WHAT TO PRODUCE | Skip the pictures. Set down, word for word, the lines from the start of the material up to and including the line with "und DL', 'Gesamt'];".

________________

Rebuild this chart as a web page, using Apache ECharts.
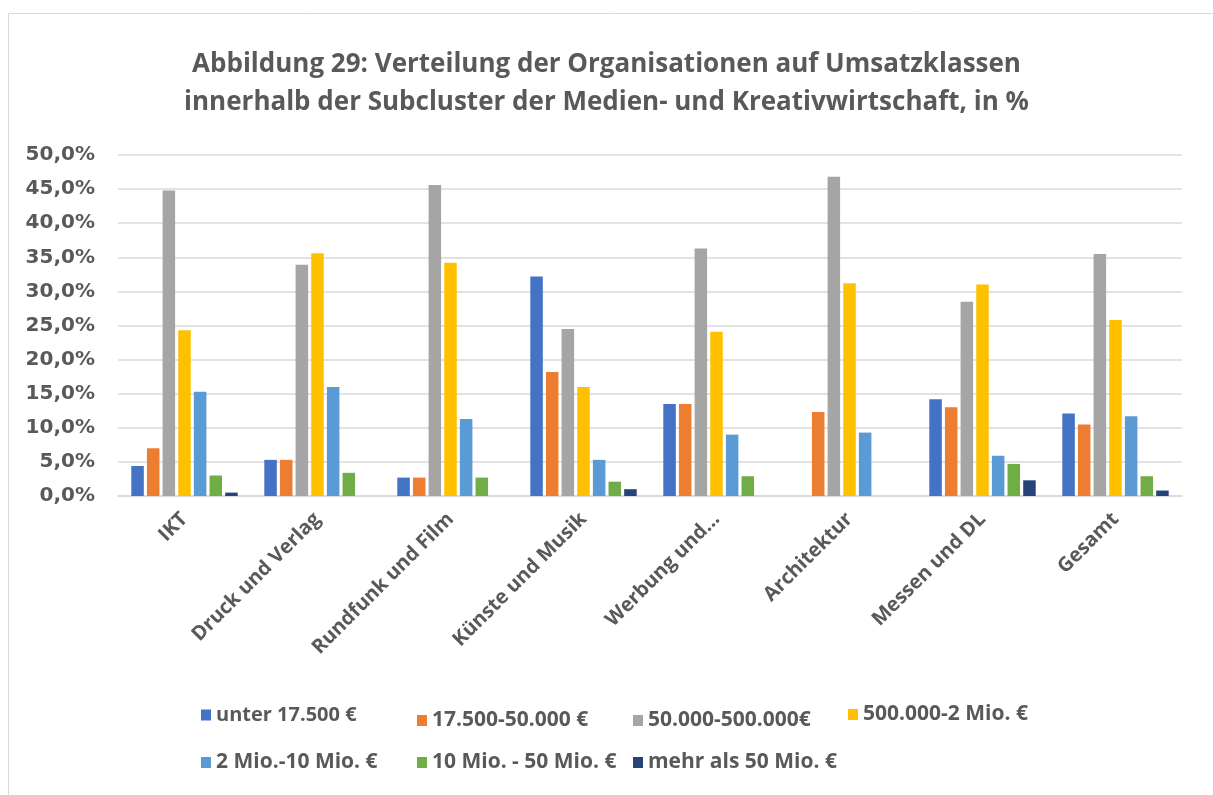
<!DOCTYPE html>
<html>
<head>
<meta charset="utf-8">
<script src="https://cdn.jsdelivr.net/npm/echarts@6/dist/echarts.min.js"></script>
<style>
  html, body { margin: 0; padding: 0; background: #fff; }
  #chart { width: 1213px; height: 795px; }
</style>
</head>
<body>
<div id="chart"></div>
<script>
    // Kategorien (Subcluster)
    const categories = ['IKT', 'Druck und Verlag', 'Rundfunk und Film', 'Künste und Musik',
        'Werbung und...', 'Architektur', 'Messen und DL', 'Gesamt'];

    // Umsatzklassen, Werte in %
    const unter17500 = [4.4, 5.3, 2.7, 32.2, 13.5, 0, 14.2, 12.1];
    const bis50000 = [7.0, 5.3, 2.7, 18.2, 13.5, 12.3, 13.0, 10.5];
    const bis500000 = [44.8, 33.9, 45.6, 24.5, 36.3, 46.8, 28.5, 35.5];
    const bis2Mio = [24.3, 35.6, 34.2, 16.0, 24.1, 31.2, 31.0, 25.8];
    const bis10Mio = [15.3, 16.0, 11.3, 5.3, 9.0, 9.3, 5.9, 11.7];
    const bis50Mio = [3.0, 3.4, 2.7, 2.1, 2.9, 0, 4.7, 2.9];
    const ueber50Mio = [0.5, 0, 0, 1.0, 0, 0, 2.3, 0.8];

    const seriesNames = ['unter 17.500 €', '17.500-50.000 €', '50.000-500.000€', '500.000-2 Mio. €',
        '2 Mio.-10 Mio. €', '10 Mio. - 50 Mio. €', 'mehr als 50 Mio. €'];
    const seriesData = [unter17500, bis50000, bis500000, bis2Mio, bis10Mio, bis50Mio, ueber50Mio];
    const colors = ['#4472C4', '#ED7D31', '#A5A5A5', '#FFC000', '#5B9BD5', '#70AD47', '#264478'];

    const textGray = '#595959';
    const font = '"Open Sans", sans-serif';

    // Legendenpositionen (zwei Zeilen, Spalten wie im Original)
    const legendPos = [[196, 700], [412, 705], [628, 705], [843, 699],
        [196, 747], [412, 747], [628, 747]];

    let chart = echarts.init(document.getElementById('chart'));

    let option = {
        backgroundColor: '#fff',
        color: colors,
        title: {
            text: 'Abbildung 29: Verteilung der Organisationen auf Umsatzklassen\ninnerhalb der Subcluster der Medien- und Kreativwirtschaft, in %',
            left: 'center',
            top: 41,
            textStyle: {
                fontFamily: font,
                fontWeight: 'bold',
                fontSize: 26,
                lineHeight: 38,
                color: textGray
            }
        },
        legend: seriesNames.map((name, i) => ({
            data: [name],
            left: legendPos[i][0],
            top: legendPos[i][1],
            itemWidth: 10,
            itemHeight: 11,
            itemGap: 0,
            selectedMode: false,
            icon: 'rect',
            textStyle: {
                fontFamily: font,
                fontWeight: 'bold',
                fontSize: i === 0 ? 20 : 21,
                color: textGray
            }
        })),
        grid: {
            left: 118,
            right: 31,
            top: 155,
            bottom: 299
        },
        xAxis: {
            type: 'category',
            data: categories,
            axisLine: { lineStyle: { color: '#D9D9D9', width: 1.5 } },
            axisTick: { show: false },
            axisLabel: {
                rotate: 45,
                interval: 0,
                margin: 20,
                fontFamily: font,
                fontWeight: 'bold',
                fontSize: 20,
                color: textGray
            }
        },
        yAxis: {
            type: 'value',
            min: 0,
            max: 50,
            interval: 5,
            axisLine: { show: false },
            axisTick: { show: false },
            splitLine: { lineStyle: { color: '#D9D9D9', width: 1.5 } },
            axisLabel: {
                margin: 23,
                fontFamily: '"DejaVu Sans", sans-serif',
                fontWeight: 'bold',
                fontSize: 20,
                color: textGray,
                formatter: v => v.toFixed(1).replace('.', ',') + '%'
            }
        },
        series: seriesNames.map((name, i) => ({
            name: name,
            type: 'bar',
            data: seriesData[i],
            barGap: '25%',
            barCategoryGap: '20%',
            itemStyle: { color: colors[i] }
        })),
        graphic: [{
            type: 'rect',
            shape: { x: 8.5, y: 13.5, width: 1230, height: 800 },
            style: { fill: 'none', stroke: '#D9D9D9', lineWidth: 1 },
            silent: true
        }]
    };

    chart.setOption(option);
    window.addEventListener('resize', () => chart.resize());
</script>
</body>
</html>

________________

TASK RESPONSE |
Rebuild this chart as a web page, using Apache ECharts.
<!DOCTYPE html>
<html>
<head>
<meta charset="utf-8">
<script src="https://cdn.jsdelivr.net/npm/echarts@6/dist/echarts.min.js"></script>
<style>
  html, body { margin: 0; padding: 0; background: #fff; }
  #chart { width: 1213px; height: 795px; }
</style>
</head>
<body>
<div id="chart"></div>
<script>
    // Kategorien (Subcluster)
    const categories = ['IKT', 'Druck und Verlag', 'Rundfunk und Film', 'Künste und Musik',
        'Werbung und...', 'Architektur', 'Messen und DL', 'Gesamt'];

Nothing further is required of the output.